Read the records below. Copy each line where the string "this" occurs.

INFORMATION SHOWN =>
+++++

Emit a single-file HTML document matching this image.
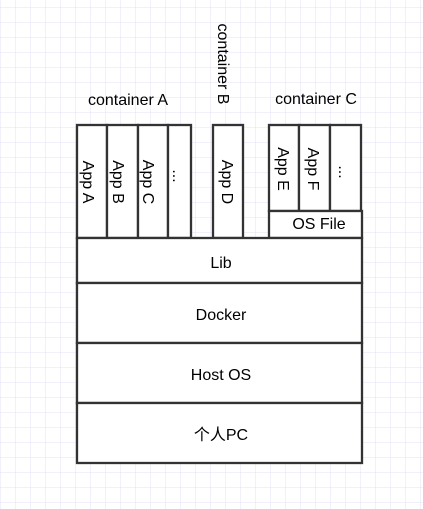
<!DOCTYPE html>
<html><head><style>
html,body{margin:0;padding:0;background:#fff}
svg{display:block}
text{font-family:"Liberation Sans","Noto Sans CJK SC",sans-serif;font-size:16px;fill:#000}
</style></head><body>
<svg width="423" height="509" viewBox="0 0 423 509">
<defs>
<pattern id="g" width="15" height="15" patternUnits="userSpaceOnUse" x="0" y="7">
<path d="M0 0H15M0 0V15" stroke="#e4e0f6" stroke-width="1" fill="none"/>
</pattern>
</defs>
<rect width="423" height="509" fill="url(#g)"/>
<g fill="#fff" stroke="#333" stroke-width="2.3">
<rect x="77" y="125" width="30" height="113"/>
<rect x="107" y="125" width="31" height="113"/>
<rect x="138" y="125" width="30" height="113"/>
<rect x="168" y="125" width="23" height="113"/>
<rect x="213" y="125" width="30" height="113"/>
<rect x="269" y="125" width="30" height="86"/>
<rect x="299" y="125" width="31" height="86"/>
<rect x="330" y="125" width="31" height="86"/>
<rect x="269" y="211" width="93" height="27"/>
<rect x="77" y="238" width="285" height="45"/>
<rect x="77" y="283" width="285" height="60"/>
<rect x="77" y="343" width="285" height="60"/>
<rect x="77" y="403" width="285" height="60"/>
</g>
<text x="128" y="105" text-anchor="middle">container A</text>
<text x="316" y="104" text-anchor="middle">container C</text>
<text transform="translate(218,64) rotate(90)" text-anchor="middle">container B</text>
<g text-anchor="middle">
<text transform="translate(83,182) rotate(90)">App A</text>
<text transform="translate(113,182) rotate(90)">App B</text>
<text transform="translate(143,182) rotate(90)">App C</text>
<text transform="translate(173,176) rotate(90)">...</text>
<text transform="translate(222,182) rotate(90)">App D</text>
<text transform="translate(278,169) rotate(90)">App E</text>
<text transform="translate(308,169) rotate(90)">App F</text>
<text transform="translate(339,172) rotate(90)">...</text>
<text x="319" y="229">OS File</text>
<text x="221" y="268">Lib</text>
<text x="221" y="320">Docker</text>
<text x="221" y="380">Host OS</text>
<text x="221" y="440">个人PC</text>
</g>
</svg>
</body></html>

+++++

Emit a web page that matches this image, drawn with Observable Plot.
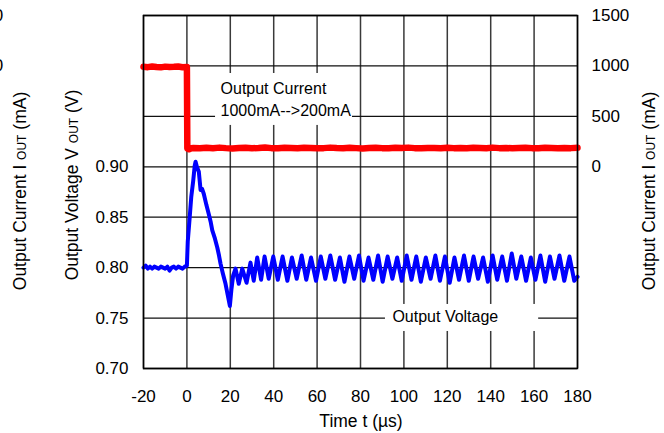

+++++

RESPONSE TO THE TASK =>
Emit a single-file HTML document matching this image.
Emit a web page that matches this image, drawn with Observable Plot.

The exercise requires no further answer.